Following the conference, Dr. Luka Deng, then the Minister of Cabinet Affairs in the former National Unity Government of Sudan, wrote the following e-mail to the Organising Committee:

I was extremely happy in taking part in the conference of pastoralism as it has deepened my commitment to issues related to pastoralism. … I intend to share this report [of the main findings from the conference] widely at all levels of government, National, Southern Sudan and states. If possible we can arrange a meeting with National Minister of Animal Resources to breif him with other stakeholders about the outcome of the conference. I strongly feel that we can use this opportunity to create more awareness in Sudan about the future of pastoralism in Sudan…Thank again for getting me involved and getting me back to the family of pastoralism.

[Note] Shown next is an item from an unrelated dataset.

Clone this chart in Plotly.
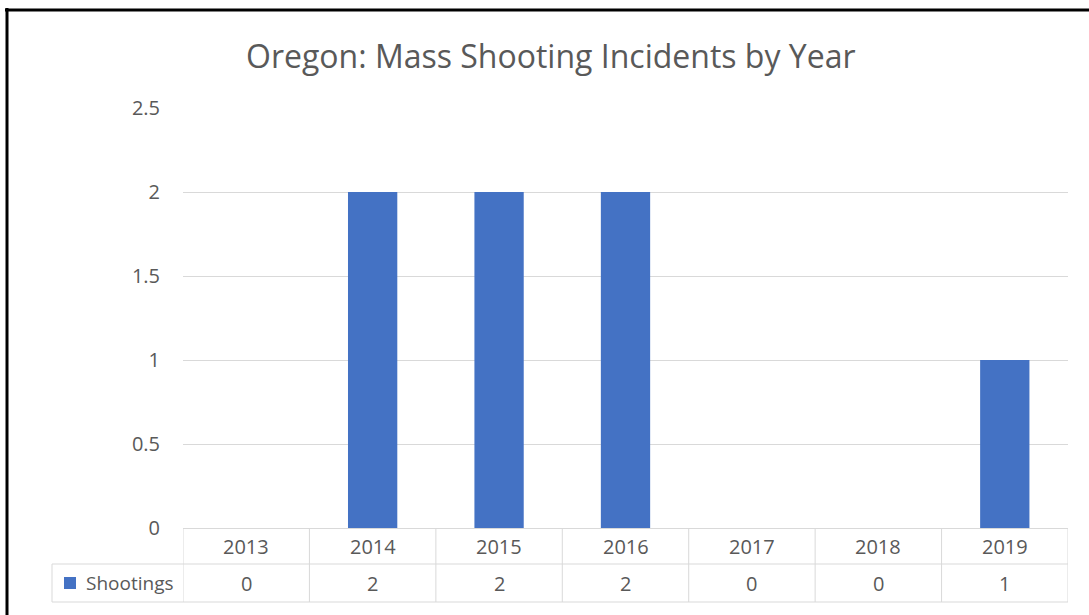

Furthermore, two FAC researchers, Hussein Mahmoud and Abdirizak Nunow, shared the main findings of the conference at a recent extraordinary meeting organised by the AU Department of Rural Economy and Agriculture in Nairobi to discuss long-term options for sustaining dryland economies and production systems in the Horn of Africa.

Results

The results of the conference have been collected and organised in a comprehensive website, which has been widely advertised to specialist list-servs, research organisations on livestock in the region, as well as advocacy groups, including the Coalition of European Lobbies on Pastoralism, which directly lobbies European Members of Parliament on issues relating to pastoral development in sub-Saharan Africa. The website has been viewed 4,104 times (1,718 from Africa; 1,580 from Europe; 604 Americas; 122 from Asia; 34 Oceania).

An edited volume is currently in preparation, drawing on 21 papers presented at the conference. The editors are in discussions with different publishers, with the aim of launching the volume in early 2012 as a major publication and antidote to the many misrepresentations of pastoralists that permeate current media coverage of the Horn of Africa crisis.